One of the things he did on that day in 1978 was to sell me on Marshfield, an amazing community for its size. I moved here from Portage, which had 8,000 residents and a very “small town feel” at the time. Hackman promoted Marshfield as a larger place with more opportunities. He described it as a “small city,” a place later deemed by several survey firms as one of the nation’s best.
Marshfield Clinic has hundreds of doctors which makes our community more diverse and cultural than others with similar populations. I met my wife, Jean almost as soon as I started to work here, and it’s been a great place to raise our family.
Like others, we’ve had urban sprawl.

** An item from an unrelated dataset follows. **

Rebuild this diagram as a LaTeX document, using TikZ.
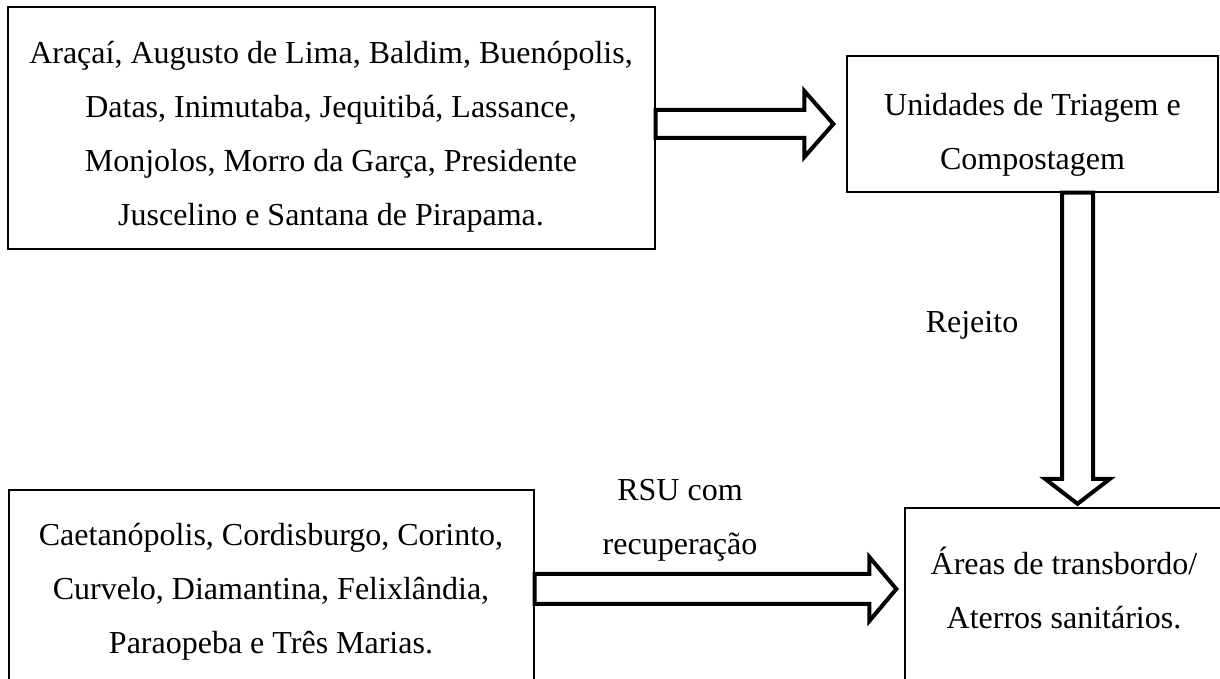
\documentclass[tikz,border=0pt]{standalone}
\usepackage{fontspec}
\setmainfont{Liberation Serif}
\usetikzlibrary{fit,calc}

\tikzset{
  caixa/.style={draw, line width=0.5pt, inner sep=0pt},
  texto/.style={align=center, inner sep=0pt, font=\fontsize{12}{20.25}\selectfont},
  seta/.style={draw, line width=1.5pt, fill=white, line join=miter},
}

\begin{document}
\begin{tikzpicture}[x=0.375pt, y=-0.375pt]
  \useasboundingbox (0,0) rectangle (1220,679);
  \clip (0,0) rectangle (1220,679);
  % boxes (the two lower ones run past the page edge)
  \node[caixa, fit={(8,7) (655,249)}] (origA) {};
  \node[caixa, fit={(847,56) (1218,192)}] (triagem) {};
  \node[caixa, fit={(9,490) (534,688)}] (origC) {};
  \node[caixa, fit={(905,508) (1240,700)}] (aterro) {};
  % box texts
  \node[texto] (origA-txt) at (331,137)
    {Araçaí, Augusto de Lima, Baldim, Buenópolis,\\
     Datas, Inimutaba, Jequitibá, Lassance,\\
     Monjolos, Morro da Garça, Presidente\\
     Juscelino e Santana de Pirapama.};
  \node[texto] (triagem-txt) at (1032.5,135)
    {Unidades de Triagem e\\ Compostagem};
  \node[texto] (origC-txt) at (271,592)
    {Caetanópolis, Cordisburgo, Corinto,\\
     Curvelo, Diamantina, Felixlândia,\\
     Paraopeba e Três Marias.};
  \node[texto] (aterro-txt) at (1064,588)
    {Áreas de transbordo/\\ Aterros sanitários.};
  % flow labels
  \node[texto] (rejeito) at (972,325) {Rejeito};
  \node[texto] (rsu) at (680,520) {RSU com\\ recuperação};
  % block arrow: origA -> triagem
  \coordinate (t1) at (origA.east |- triagem.west);
  \coordinate (p1) at ($(triagem.west)+(-13,0)$);
  \draw[seta] ($(t1)+(0,-14)$) -- ($(p1)+(-29,-14)$) -- ($(p1)+(-29,-33)$)
    -- (p1) -- ($(p1)+(-29,33)$) -- ($(p1)+(-29,14)$) -- ($(t1)+(0,14)$) -- cycle;
  % block arrow: triagem -> aterro (rejeito)
  \coordinate (t2) at ($(triagem.south)+(45,0)$);
  \coordinate (p2) at ($(t2 |- aterro.north)+(0,-3.5)$);
  \draw[seta] ($(t2)+(-15.5,0)$) -- ($(p2)+(-15.5,-25)$) -- ($(p2)+(-32.5,-25)$)
    -- (p2) -- ($(p2)+(32.5,-25)$) -- ($(p2)+(15.5,-25)$) -- ($(t2)+(15.5,0)$) -- cycle;
  % block arrow: origC -> aterro (RSU com recuperação)
  \coordinate (t3) at (origC.east);
  \coordinate (p3) at ($(origC.east -| aterro.west)+(-8,0)$);
  \draw[seta] ($(t3)+(0,-15)$) -- ($(p3)+(-27,-15)$) -- ($(p3)+(-27,-32)$)
    -- (p3) -- ($(p3)+(-27,32)$) -- ($(p3)+(-27,15)$) -- ($(t3)+(0,15)$) -- cycle;
\end{tikzpicture}
\end{document}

I now pay my Cellcom smartphone bill at the site of the brick structure that WDLB first occupied in 1947. When I moved here, it was still solely a radio station close to half its current size – not the multi-business structure of today. WDLB and the Marwood Motor Inn were the only places at or near the corner of Central Avenue and McMillan Street near the city’s north border in 1978. Now, there are buildings on every part of that intersection – two auto parts stores, plus the WDLB facility and Sears, with several other businesses right next to them – and many to the north on what was farmland in the 70s.

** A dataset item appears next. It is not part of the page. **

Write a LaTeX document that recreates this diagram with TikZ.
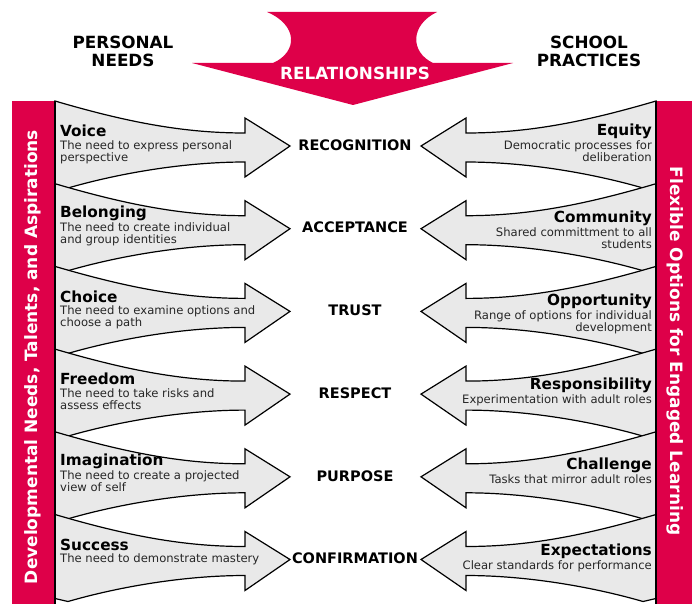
\documentclass[tikz,border=0pt]{standalone}
\usepackage{fontspec}
\setmainfont{DejaVu Sans}
\definecolor{bannerred}{RGB}{222,0,73}
\definecolor{arrowgray}{RGB}{233,233,233}
\tikzset{
  needarrow/.style={draw=black, line width=1.2pt, fill=arrowgray, line join=miter},
  headtext/.style={font=\fontsize{16.8}{18}\selectfont\bfseries, align=center, inner sep=0pt},
  goaltext/.style={font=\fontsize{14.5}{16}\selectfont\bfseries, inner sep=0pt},
  titletext/.style={font=\fontsize{15.3}{16}\selectfont\bfseries, inner sep=0pt},
  desctext/.style={font=\fontsize{11.6}{12}\selectfont, text=black!85, inner sep=0pt},
  bartext/.style={font=\fontsize{17}{19}\selectfont\bfseries, text=white, inner sep=0pt}
}
\begin{document}
\begin{tikzpicture}[x=1pt,y=-1pt]
    \useasboundingbox (0,0) rectangle (692,604);

    % Define row height and first row
    \def\rowh{82.7}
    \def\rowtop{101}

    % Banner on top
    \fill[bannerred] (267,12) -- (437,12) .. controls (410,25) and (410,52) .. (433,63)
        -- (513,63) -- (353,105) -- (192,63) -- (273,63)
        .. controls (298,52) and (298,25) .. (267,12) -- cycle;
    \node[headtext, text=white] (rel) at (355,73) {RELATIONSHIPS};
    \node[headtext] (needs) at (123,51) {PERSONAL\\NEEDS};
    \node[headtext] (practices) at (589,51) {SCHOOL\\PRACTICES};

    % Arrows, left and mirrored right
    \foreach \i in {0,...,5} {
        \pgfmathsetmacro\t{\rowtop+\i*\rowh}
        \draw[needarrow] (55,\t) .. controls (130,\t+22) and (185,\t+32) .. (245,\t+32)
            -- (245,\t+17) -- (290,\t+45) -- (245,\t+76) -- (245,\t+61)
            .. controls (185,\t+61) and (120,\t+72) .. (68,\t+87) -- (55,\t+84) -- cycle;
        \begin{scope}[xshift=711pt, xscale=-1]
            \draw[needarrow] (55,\t) .. controls (130,\t+22) and (185,\t+32) .. (245,\t+32)
                -- (245,\t+17) -- (290,\t+45) -- (245,\t+76) -- (245,\t+61)
                .. controls (185,\t+61) and (120,\t+72) .. (68,\t+87) -- (55,\t+84) -- cycle;
        \end{scope}
    }

    % Side bars
    \fill[bannerred] (12,101) rectangle (55,604);
    \fill[bannerred] (656,101) rectangle (692,604);
    \draw[line width=1.2pt] (55,101) -- (55,604);
    \draw[line width=1.2pt] (656,101) -- (656,604);
    \node[bartext, rotate=90] (devneeds) at (33,357) {Developmental Needs, Talents, and Aspirations};
    \node[bartext, rotate=-90] (options) at (675,351) {Flexible Options for Engaged Learning};

    % Labels of the rows
    \foreach \i/\need/\needdesc/\goal/\prac/\pracdesc/\dy in {
        0/Voice/{The need to express personal\\perspective}/RECOGNITION/Equity/{Democratic processes for\\deliberation}/0,
        1/Belonging/{The need to create individual\\and group identities}/ACCEPTANCE/Community/{Shared committment to all\\students}/5,
        2/Choice/{The need to examine options and\\choose a path}/TRUST/Opportunity/{Range of options for individual\\development}/5,
        3/Freedom/{The need to take risks and\\assess effects}/RESPECT/Responsibility/{Experimentation with adult roles}/6,
        4/Imagination/{The need to create a projected\\view of self}/PURPOSE/Challenge/{Tasks that mirror adult roles}/4,
        5/Success/{The need to demonstrate mastery}/CONFIRMATION/Expectations/{Clear standards for performance}/7} {
        \pgfmathsetmacro\t{\rowtop+\i*\rowh}
        \node[titletext, anchor=west] (need\i) at (60,\t+30) {\need};
        \node[desctext, anchor=north west, align=left] (needdesc\i) at (60,\t+39) {\needdesc};
        \node[goaltext] (goal\i) at (355,\t+44) {\goal};
        \node[titletext, anchor=east] (prac\i) at (652,\t+30+\dy) {\prac};
        \node[desctext, anchor=north east, align=right] (pracdesc\i) at (652,\t+39+\dy) {\pracdesc};
    }
\end{tikzpicture}
\end{document}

Just a little bit south on Central Avenue, the largest building by far was Rollohome, a maker of mobile homes started in 1947 by the product’s pioneer, the late Elmer Frey. He was a nice man, part of my former “koffee klatsch,” and a staunch conservative. Frey was also a bulldog in pushing for the current Wisconsin laws on the lengths and widths of manufactured homes that can be transported on streets and highways. He opposed the state’s mandatory seat belt law in the 80s/90s, a strong political battle that he didn’t win.
But Elmer was always an ambassador for his industry — which I learned on one of the first days I started delivering newscasts on WDLB. I called a mobile home a “trailer,” and Elmer immediately called me to kindly request that I use the term “mobile home,” to show dignity to the people living in them. I honored his request for the final 39 years of my journalism career, although I now see other Wisconsin media, including some in our own area (not ours,) calling them “trailers.”
According to “The Marshfield Story,” Rollohome also made Artcraft and Marshfield Homes. Its main site is now a business complex anchored by Festival Foods.
Gerretsen is a retired 40-year Marshfield journalist who has worked in various areas of Marshfield media. Thom will appear in future editions as a guest columnist, sharing his long history with the city and its residents.